-- Start --

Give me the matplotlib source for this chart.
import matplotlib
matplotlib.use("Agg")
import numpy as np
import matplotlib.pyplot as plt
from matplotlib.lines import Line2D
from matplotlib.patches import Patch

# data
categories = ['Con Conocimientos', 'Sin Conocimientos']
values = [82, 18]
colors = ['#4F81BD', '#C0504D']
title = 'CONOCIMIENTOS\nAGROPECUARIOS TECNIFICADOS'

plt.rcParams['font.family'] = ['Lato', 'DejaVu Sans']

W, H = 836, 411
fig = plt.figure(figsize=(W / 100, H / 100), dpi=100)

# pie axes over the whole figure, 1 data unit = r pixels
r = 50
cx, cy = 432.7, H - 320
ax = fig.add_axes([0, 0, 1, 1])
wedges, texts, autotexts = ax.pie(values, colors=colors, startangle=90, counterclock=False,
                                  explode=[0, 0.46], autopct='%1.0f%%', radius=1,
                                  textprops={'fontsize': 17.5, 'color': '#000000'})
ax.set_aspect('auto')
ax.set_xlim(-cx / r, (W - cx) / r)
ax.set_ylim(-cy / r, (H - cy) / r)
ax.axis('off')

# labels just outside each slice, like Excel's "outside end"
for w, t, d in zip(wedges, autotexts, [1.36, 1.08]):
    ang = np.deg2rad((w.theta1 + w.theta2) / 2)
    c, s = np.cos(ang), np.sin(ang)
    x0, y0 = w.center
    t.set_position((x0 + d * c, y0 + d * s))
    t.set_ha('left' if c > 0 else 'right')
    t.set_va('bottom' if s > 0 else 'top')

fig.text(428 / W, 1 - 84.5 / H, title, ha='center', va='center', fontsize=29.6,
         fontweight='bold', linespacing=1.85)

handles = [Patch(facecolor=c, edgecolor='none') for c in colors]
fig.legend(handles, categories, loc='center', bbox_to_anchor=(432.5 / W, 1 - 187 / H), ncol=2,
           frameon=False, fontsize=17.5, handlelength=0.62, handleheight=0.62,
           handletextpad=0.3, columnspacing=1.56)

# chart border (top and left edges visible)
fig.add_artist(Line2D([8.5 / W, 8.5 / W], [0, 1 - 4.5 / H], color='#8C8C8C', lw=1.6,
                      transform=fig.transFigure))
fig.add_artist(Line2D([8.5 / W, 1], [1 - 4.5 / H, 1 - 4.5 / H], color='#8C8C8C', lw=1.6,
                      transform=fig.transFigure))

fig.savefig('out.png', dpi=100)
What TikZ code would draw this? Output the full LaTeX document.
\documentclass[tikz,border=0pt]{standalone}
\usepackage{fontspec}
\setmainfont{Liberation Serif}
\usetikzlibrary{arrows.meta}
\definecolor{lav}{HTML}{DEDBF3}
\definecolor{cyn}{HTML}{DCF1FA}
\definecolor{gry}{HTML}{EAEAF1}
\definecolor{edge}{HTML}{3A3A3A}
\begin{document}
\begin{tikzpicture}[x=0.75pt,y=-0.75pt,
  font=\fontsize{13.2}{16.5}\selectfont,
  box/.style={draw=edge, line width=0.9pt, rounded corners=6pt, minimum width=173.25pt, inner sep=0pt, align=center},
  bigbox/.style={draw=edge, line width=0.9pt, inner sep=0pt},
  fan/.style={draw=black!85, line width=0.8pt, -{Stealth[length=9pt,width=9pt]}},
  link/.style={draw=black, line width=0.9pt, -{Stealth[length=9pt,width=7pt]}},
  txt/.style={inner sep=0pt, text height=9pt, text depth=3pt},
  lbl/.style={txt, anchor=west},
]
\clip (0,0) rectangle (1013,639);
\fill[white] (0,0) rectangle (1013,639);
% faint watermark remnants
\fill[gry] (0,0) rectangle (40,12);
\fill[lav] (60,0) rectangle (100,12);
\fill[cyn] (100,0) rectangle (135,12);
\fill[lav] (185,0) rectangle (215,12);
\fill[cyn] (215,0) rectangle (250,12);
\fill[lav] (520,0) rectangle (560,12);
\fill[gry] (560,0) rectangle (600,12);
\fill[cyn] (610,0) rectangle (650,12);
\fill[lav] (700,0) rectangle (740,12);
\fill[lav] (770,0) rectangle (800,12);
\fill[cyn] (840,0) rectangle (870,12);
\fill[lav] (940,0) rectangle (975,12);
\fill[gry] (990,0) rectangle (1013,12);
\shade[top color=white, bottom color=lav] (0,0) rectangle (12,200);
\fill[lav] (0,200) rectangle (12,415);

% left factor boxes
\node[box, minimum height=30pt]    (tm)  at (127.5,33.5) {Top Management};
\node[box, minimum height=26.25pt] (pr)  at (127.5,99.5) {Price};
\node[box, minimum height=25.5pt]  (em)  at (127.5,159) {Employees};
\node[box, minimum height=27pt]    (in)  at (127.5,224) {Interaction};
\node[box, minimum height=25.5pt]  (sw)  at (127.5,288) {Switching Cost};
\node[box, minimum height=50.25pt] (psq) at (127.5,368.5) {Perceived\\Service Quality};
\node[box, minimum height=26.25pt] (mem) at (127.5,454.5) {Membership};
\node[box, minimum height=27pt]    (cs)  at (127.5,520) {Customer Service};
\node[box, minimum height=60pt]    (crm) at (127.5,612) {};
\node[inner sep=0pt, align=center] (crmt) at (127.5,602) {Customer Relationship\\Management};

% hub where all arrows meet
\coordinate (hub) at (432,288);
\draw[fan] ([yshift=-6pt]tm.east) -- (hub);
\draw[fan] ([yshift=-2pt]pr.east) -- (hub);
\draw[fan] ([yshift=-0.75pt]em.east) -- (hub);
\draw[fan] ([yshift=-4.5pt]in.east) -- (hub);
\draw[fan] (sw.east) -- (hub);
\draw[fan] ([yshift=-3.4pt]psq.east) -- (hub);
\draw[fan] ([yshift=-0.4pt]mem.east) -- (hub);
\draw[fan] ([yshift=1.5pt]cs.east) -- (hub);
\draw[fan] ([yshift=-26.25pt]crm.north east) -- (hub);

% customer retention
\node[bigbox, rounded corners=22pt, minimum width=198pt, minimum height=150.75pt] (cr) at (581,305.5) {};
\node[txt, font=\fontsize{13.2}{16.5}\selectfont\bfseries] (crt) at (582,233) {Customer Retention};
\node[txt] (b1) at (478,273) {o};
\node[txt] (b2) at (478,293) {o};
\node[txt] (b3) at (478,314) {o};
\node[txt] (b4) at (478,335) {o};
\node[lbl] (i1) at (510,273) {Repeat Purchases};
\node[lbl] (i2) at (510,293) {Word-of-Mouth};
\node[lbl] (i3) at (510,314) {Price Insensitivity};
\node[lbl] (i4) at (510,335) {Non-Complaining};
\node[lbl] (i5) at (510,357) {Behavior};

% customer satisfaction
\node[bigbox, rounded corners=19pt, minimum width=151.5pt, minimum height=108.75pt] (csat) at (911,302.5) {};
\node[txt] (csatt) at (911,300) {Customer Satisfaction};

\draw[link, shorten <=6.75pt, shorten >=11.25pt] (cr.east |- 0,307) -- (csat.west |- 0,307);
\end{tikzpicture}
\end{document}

-- End --
-- Start --

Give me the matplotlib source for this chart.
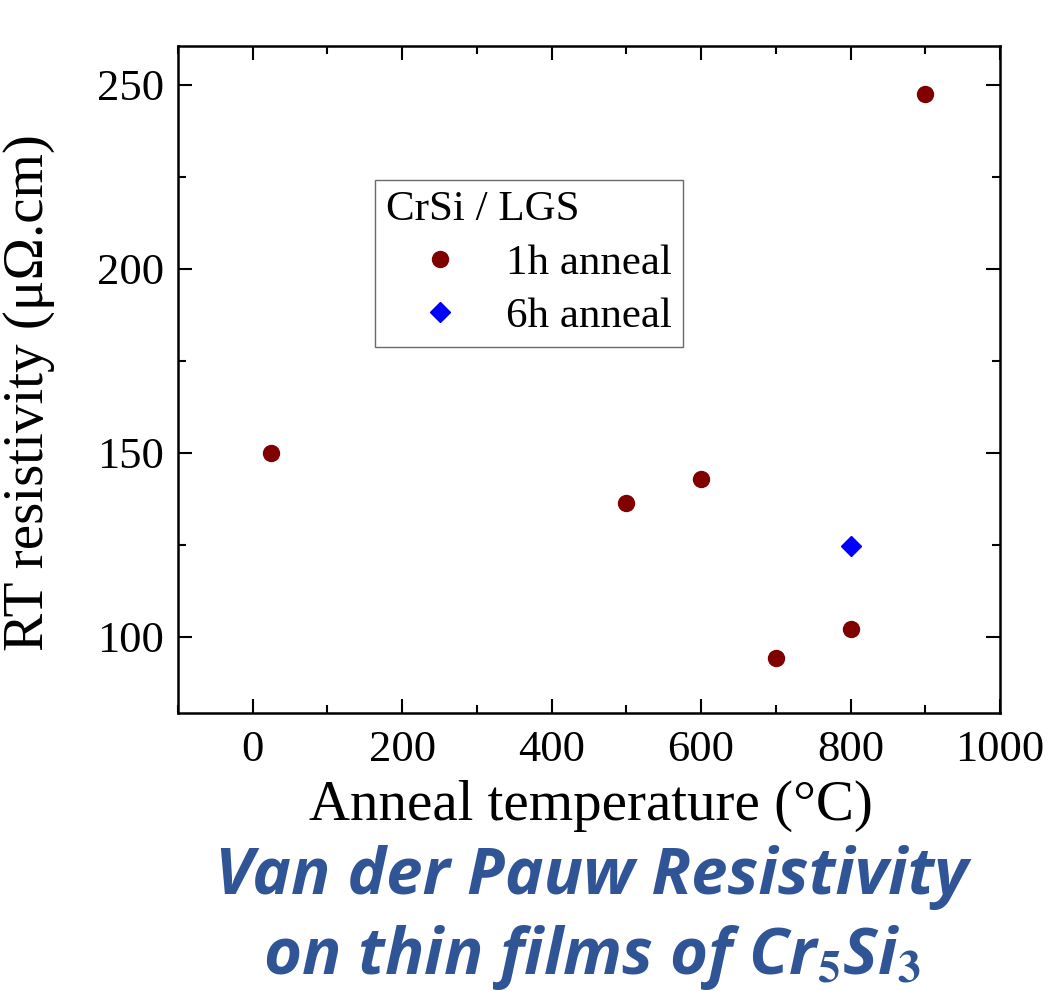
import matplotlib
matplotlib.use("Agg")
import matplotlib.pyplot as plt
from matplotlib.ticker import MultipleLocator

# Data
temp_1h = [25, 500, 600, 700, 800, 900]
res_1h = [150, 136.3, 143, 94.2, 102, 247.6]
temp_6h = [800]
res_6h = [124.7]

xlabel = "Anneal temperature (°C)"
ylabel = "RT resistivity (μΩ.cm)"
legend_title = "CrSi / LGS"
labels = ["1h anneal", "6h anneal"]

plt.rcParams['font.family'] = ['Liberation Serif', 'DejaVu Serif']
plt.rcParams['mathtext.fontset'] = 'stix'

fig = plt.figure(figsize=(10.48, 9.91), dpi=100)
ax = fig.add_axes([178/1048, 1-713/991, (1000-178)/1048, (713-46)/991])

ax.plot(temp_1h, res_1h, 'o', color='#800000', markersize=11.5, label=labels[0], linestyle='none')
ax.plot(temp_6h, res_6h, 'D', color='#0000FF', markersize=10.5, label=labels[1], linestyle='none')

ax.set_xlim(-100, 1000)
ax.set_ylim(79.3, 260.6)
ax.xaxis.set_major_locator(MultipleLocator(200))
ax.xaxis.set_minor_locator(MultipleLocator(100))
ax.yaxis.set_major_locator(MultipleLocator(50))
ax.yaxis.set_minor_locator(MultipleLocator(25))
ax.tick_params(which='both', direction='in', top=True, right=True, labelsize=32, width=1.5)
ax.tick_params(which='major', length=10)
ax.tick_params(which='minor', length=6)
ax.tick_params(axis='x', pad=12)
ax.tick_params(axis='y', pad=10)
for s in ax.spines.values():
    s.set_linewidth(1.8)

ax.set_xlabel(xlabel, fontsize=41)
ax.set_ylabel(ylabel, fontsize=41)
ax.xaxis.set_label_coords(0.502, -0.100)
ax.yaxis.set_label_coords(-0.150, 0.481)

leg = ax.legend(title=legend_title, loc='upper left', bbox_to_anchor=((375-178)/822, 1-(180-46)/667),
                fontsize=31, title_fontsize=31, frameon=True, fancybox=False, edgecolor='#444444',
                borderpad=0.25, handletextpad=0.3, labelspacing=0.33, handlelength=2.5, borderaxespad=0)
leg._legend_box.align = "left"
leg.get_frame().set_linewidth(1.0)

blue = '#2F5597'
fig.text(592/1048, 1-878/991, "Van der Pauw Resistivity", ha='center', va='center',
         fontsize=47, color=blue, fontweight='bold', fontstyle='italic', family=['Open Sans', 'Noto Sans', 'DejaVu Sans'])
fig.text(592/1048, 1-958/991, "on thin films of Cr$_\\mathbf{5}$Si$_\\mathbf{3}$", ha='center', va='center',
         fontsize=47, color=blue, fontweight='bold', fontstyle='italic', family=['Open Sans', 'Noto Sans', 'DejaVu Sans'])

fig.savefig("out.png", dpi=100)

-- End --
-- Start --

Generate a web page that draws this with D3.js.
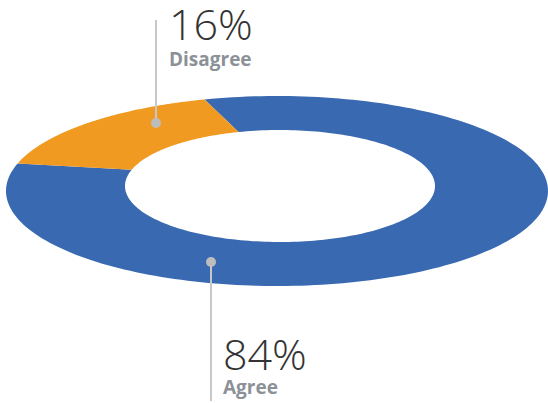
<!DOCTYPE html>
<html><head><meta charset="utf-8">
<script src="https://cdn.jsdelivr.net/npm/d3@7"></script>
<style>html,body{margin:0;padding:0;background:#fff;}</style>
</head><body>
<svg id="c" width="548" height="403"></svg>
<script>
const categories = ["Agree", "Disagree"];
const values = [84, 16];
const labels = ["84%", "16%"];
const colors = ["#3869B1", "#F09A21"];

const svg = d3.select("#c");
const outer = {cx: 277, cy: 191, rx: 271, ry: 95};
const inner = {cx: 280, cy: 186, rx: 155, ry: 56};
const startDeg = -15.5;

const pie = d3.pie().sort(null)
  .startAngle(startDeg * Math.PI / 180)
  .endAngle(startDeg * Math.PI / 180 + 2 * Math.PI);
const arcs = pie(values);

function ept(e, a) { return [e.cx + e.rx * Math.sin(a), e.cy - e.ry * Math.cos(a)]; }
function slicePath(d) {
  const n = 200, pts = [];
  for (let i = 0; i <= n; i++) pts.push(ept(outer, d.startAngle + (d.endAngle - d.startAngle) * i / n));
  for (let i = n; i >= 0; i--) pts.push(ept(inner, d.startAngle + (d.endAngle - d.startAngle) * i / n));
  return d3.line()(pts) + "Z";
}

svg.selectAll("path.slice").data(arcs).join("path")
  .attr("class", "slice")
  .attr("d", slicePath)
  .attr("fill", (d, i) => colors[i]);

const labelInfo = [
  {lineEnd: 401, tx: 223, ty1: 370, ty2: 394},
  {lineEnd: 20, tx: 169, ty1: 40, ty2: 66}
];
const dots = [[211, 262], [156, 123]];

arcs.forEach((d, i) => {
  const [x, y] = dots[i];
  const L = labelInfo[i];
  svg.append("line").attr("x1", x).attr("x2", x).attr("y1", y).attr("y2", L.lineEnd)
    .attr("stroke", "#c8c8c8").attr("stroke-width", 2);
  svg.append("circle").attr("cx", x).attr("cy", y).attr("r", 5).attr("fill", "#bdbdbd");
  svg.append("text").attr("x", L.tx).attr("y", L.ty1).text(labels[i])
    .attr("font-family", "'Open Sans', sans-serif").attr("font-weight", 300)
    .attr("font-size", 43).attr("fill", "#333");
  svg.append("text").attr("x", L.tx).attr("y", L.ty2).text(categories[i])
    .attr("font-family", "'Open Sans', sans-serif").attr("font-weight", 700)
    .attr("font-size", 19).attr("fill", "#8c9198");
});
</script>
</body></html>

-- End --

WHAT YOU ARE ASKED TO DO:
Begin at the line containing "Generate a web", end at the line containing "const arcs = pie(values);", and copy those lines word for word, both included. Skip pictures.

TASK RESPONSE:
Generate a web page that draws this with D3.js.
<!DOCTYPE html>
<html><head><meta charset="utf-8">
<script src="https://cdn.jsdelivr.net/npm/d3@7"></script>
<style>html,body{margin:0;padding:0;background:#fff;}</style>
</head><body>
<svg id="c" width="548" height="403"></svg>
<script>
const categories = ["Agree", "Disagree"];
const values = [84, 16];
const labels = ["84%", "16%"];
const colors = ["#3869B1", "#F09A21"];

const svg = d3.select("#c");
const outer = {cx: 277, cy: 191, rx: 271, ry: 95};
const inner = {cx: 280, cy: 186, rx: 155, ry: 56};
const startDeg = -15.5;

const pie = d3.pie().sort(null)
  .startAngle(startDeg * Math.PI / 180)
  .endAngle(startDeg * Math.PI / 180 + 2 * Math.PI);
const arcs = pie(values);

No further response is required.